» PROBLEM:
Start at the line containing "Give me the TikZ source for this diagram." and stop at the line containing "(Sl) at (516,1258)"; copy those lines exactly, both ends included, and no others.

......

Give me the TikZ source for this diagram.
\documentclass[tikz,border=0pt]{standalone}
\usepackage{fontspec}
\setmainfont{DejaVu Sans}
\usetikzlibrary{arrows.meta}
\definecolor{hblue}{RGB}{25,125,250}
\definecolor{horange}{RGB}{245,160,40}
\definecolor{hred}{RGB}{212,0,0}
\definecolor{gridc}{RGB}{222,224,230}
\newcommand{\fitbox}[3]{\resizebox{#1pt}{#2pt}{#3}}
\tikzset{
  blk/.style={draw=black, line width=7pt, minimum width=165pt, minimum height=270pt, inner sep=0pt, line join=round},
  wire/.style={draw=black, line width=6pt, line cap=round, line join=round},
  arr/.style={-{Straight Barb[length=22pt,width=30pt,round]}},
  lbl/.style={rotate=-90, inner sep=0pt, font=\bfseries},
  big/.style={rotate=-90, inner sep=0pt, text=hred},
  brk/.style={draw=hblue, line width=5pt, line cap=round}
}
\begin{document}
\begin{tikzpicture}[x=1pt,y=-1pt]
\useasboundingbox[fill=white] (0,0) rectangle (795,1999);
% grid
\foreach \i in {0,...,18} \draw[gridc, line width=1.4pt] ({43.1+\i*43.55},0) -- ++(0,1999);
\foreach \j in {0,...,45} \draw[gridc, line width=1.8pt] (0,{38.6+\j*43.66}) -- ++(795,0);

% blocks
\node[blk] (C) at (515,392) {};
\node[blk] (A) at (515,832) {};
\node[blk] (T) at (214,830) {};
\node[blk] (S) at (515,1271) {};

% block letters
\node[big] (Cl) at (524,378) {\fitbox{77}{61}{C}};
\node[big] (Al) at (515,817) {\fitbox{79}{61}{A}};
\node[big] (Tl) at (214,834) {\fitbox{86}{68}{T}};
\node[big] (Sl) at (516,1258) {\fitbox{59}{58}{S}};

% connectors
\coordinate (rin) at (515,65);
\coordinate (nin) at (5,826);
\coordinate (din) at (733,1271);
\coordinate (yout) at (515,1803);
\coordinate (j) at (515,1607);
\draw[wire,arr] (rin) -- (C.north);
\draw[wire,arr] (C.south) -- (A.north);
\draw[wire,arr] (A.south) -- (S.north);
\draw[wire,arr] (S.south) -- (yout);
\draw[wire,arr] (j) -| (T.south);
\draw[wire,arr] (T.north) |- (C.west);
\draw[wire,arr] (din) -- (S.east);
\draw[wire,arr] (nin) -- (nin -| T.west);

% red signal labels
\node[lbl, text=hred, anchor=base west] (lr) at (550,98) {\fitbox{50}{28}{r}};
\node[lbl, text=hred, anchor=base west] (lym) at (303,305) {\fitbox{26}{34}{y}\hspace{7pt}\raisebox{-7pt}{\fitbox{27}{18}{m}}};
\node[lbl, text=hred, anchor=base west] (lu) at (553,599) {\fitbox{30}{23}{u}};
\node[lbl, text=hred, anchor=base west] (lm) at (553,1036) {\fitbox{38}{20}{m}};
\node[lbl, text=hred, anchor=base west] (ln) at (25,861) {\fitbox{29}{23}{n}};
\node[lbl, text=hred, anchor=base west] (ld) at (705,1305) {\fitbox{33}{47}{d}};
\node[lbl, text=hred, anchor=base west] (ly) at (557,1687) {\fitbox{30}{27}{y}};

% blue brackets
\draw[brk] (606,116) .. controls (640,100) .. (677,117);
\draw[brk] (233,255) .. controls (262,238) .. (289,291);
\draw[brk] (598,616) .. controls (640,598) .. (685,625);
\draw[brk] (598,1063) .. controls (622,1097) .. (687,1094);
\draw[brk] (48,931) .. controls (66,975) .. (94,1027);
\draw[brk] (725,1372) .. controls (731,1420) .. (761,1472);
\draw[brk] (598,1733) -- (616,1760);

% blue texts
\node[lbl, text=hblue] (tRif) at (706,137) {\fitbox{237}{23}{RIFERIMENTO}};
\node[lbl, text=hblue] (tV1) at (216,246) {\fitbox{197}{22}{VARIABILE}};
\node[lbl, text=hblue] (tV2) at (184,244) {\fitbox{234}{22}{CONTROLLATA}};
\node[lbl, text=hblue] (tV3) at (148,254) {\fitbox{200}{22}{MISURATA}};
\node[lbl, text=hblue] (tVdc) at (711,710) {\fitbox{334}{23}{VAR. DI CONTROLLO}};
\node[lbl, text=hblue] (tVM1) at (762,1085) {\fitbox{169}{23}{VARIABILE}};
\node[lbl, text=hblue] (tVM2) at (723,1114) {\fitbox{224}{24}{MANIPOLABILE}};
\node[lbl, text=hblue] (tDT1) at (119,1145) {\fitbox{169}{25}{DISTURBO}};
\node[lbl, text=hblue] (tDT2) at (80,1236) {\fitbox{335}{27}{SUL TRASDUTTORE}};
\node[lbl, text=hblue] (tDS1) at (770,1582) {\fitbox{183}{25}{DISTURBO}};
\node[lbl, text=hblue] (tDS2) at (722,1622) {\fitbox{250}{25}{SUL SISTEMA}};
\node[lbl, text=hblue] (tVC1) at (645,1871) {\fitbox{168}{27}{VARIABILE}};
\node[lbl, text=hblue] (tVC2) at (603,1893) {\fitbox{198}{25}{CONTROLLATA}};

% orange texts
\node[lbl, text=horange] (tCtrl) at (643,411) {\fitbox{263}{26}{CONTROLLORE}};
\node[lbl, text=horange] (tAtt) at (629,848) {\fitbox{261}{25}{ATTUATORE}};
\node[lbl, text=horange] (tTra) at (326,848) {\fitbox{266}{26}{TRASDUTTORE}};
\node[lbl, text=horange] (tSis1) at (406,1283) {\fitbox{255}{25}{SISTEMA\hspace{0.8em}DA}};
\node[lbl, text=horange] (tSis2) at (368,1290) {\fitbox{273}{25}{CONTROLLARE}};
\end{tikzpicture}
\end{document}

......

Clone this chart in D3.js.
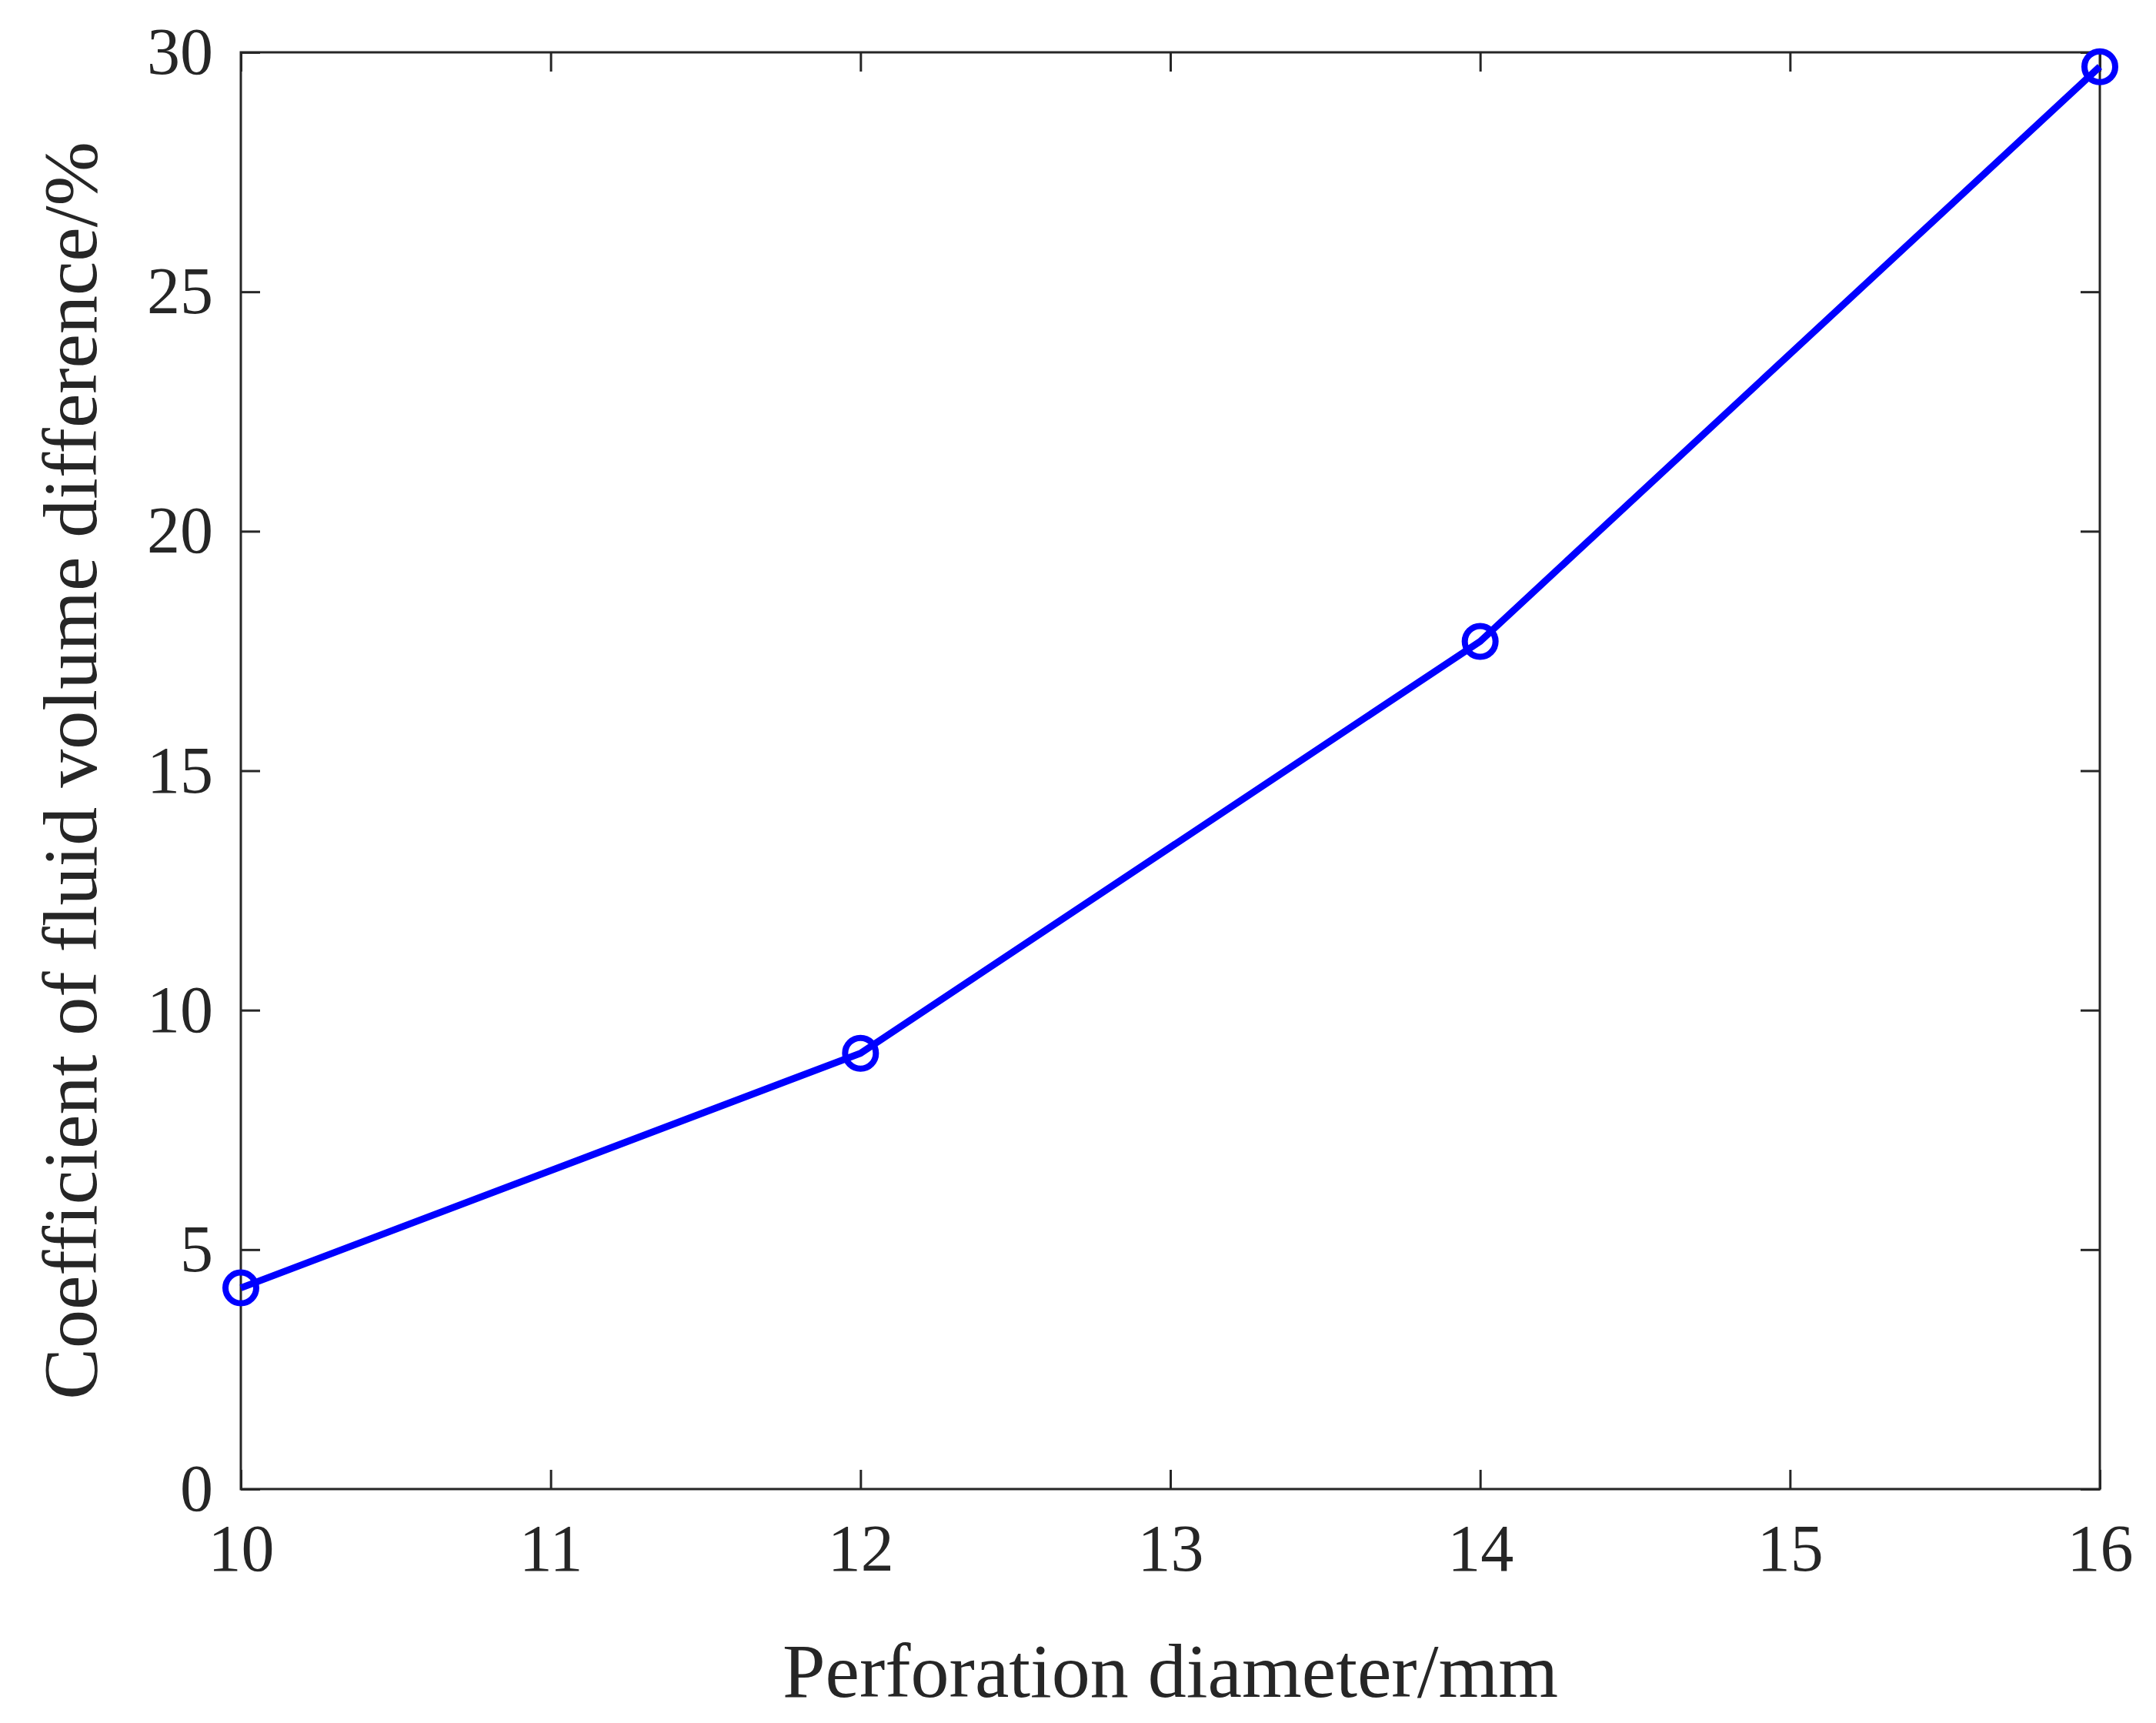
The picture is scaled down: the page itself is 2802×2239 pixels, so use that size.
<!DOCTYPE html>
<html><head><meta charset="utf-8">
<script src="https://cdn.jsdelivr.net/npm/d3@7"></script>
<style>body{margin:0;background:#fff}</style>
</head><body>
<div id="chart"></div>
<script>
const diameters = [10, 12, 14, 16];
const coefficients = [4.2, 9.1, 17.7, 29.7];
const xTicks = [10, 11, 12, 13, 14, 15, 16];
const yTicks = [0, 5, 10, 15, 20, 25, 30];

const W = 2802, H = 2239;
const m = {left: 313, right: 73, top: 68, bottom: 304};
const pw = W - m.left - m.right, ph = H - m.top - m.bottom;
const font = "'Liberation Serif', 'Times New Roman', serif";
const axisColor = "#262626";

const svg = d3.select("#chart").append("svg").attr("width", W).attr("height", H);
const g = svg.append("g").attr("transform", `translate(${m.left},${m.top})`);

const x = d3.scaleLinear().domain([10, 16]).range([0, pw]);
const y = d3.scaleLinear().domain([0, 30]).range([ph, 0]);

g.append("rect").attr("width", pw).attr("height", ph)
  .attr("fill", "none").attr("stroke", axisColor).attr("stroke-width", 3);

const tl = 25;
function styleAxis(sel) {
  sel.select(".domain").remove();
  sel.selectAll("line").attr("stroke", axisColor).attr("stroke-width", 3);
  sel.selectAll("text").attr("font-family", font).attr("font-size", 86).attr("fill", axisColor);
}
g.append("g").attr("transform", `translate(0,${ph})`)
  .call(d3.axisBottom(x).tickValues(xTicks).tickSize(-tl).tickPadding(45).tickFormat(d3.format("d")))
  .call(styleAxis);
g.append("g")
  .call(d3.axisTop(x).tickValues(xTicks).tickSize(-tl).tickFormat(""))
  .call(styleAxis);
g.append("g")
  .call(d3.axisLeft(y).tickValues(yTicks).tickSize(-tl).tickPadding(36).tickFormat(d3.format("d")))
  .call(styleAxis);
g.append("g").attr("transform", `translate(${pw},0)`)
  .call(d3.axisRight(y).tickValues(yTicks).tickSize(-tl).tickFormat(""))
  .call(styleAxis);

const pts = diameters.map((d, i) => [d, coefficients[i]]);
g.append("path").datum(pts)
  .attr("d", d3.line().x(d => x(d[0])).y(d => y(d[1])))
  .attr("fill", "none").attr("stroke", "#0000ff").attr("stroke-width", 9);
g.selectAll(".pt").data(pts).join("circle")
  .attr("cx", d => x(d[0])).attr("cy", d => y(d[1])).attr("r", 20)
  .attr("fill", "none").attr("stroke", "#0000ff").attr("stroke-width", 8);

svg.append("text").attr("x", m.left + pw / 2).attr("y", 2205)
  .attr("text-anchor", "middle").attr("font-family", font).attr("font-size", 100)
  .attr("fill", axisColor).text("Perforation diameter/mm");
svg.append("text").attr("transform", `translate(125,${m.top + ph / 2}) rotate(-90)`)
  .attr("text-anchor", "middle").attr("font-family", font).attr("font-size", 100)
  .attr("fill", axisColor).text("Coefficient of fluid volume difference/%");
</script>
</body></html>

......

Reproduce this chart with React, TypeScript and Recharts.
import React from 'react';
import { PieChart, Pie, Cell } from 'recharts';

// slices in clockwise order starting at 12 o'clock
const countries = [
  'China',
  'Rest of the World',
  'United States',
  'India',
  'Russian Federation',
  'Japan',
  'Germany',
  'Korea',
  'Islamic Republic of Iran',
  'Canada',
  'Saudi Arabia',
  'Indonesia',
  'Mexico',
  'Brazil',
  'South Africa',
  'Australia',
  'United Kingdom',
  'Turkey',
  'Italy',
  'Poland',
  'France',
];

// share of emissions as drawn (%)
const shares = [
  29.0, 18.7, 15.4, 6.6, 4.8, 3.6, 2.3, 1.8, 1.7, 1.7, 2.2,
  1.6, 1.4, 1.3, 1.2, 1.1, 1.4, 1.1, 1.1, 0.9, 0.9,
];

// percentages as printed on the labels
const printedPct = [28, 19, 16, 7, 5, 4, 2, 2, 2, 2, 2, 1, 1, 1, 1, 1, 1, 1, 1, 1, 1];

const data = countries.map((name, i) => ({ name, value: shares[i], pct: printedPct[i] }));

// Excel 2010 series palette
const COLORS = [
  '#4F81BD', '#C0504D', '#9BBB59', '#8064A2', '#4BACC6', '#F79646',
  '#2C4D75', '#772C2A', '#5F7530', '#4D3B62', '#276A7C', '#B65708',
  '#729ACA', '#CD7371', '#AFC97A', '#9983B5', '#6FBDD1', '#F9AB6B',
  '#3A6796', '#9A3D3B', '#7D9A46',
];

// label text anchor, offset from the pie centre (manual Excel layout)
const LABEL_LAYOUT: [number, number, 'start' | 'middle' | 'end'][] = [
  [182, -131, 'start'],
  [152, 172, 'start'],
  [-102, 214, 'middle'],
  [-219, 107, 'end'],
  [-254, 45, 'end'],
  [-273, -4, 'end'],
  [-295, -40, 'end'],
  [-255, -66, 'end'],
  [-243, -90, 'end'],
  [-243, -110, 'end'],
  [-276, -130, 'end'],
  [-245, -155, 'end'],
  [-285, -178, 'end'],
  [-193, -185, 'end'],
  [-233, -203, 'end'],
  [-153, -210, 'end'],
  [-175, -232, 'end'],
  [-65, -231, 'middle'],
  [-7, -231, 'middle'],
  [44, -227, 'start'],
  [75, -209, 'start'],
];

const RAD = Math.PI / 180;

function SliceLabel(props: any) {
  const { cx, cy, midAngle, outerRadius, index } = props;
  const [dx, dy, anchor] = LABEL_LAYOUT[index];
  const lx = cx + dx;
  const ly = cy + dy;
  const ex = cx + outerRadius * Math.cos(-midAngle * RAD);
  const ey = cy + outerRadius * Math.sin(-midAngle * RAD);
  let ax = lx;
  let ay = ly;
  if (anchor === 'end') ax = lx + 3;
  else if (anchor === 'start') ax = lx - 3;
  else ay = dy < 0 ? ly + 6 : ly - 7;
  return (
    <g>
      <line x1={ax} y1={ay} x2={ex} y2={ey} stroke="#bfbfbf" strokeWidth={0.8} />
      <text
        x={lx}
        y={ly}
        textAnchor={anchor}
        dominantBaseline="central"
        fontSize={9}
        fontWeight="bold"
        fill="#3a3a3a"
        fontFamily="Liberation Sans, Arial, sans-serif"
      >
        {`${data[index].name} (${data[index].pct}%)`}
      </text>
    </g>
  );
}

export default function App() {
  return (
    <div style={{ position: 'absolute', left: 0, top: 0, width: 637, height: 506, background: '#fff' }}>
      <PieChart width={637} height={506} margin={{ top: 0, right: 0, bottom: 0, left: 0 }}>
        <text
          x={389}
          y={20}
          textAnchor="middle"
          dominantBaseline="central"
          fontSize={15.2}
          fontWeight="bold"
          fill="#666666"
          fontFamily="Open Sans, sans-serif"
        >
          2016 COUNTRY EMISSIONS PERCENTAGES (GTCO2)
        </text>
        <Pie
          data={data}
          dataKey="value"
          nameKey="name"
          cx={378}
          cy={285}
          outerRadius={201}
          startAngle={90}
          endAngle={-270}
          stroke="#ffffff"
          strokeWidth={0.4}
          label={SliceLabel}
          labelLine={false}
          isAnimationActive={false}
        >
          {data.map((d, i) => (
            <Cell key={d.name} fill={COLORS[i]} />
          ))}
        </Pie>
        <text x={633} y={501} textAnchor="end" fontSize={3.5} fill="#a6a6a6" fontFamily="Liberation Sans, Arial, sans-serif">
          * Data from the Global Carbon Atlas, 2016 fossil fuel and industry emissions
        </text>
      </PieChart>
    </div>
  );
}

......

» THE SOLUTION:
Give me the TikZ source for this diagram.
\documentclass[tikz,border=0pt]{standalone}
\usepackage{fontspec}
\setmainfont{DejaVu Sans}
\usetikzlibrary{arrows.meta}
\definecolor{hblue}{RGB}{25,125,250}
\definecolor{horange}{RGB}{245,160,40}
\definecolor{hred}{RGB}{212,0,0}
\definecolor{gridc}{RGB}{222,224,230}
\newcommand{\fitbox}[3]{\resizebox{#1pt}{#2pt}{#3}}
\tikzset{
  blk/.style={draw=black, line width=7pt, minimum width=165pt, minimum height=270pt, inner sep=0pt, line join=round},
  wire/.style={draw=black, line width=6pt, line cap=round, line join=round},
  arr/.style={-{Straight Barb[length=22pt,width=30pt,round]}},
  lbl/.style={rotate=-90, inner sep=0pt, font=\bfseries},
  big/.style={rotate=-90, inner sep=0pt, text=hred},
  brk/.style={draw=hblue, line width=5pt, line cap=round}
}
\begin{document}
\begin{tikzpicture}[x=1pt,y=-1pt]
\useasboundingbox[fill=white] (0,0) rectangle (795,1999);
% grid
\foreach \i in {0,...,18} \draw[gridc, line width=1.4pt] ({43.1+\i*43.55},0) -- ++(0,1999);
\foreach \j in {0,...,45} \draw[gridc, line width=1.8pt] (0,{38.6+\j*43.66}) -- ++(795,0);

% blocks
\node[blk] (C) at (515,392) {};
\node[blk] (A) at (515,832) {};
\node[blk] (T) at (214,830) {};
\node[blk] (S) at (515,1271) {};

% block letters
\node[big] (Cl) at (524,378) {\fitbox{77}{61}{C}};
\node[big] (Al) at (515,817) {\fitbox{79}{61}{A}};
\node[big] (Tl) at (214,834) {\fitbox{86}{68}{T}};
\node[big] (Sl) at (516,1258) {\fitbox{59}{58}{S}};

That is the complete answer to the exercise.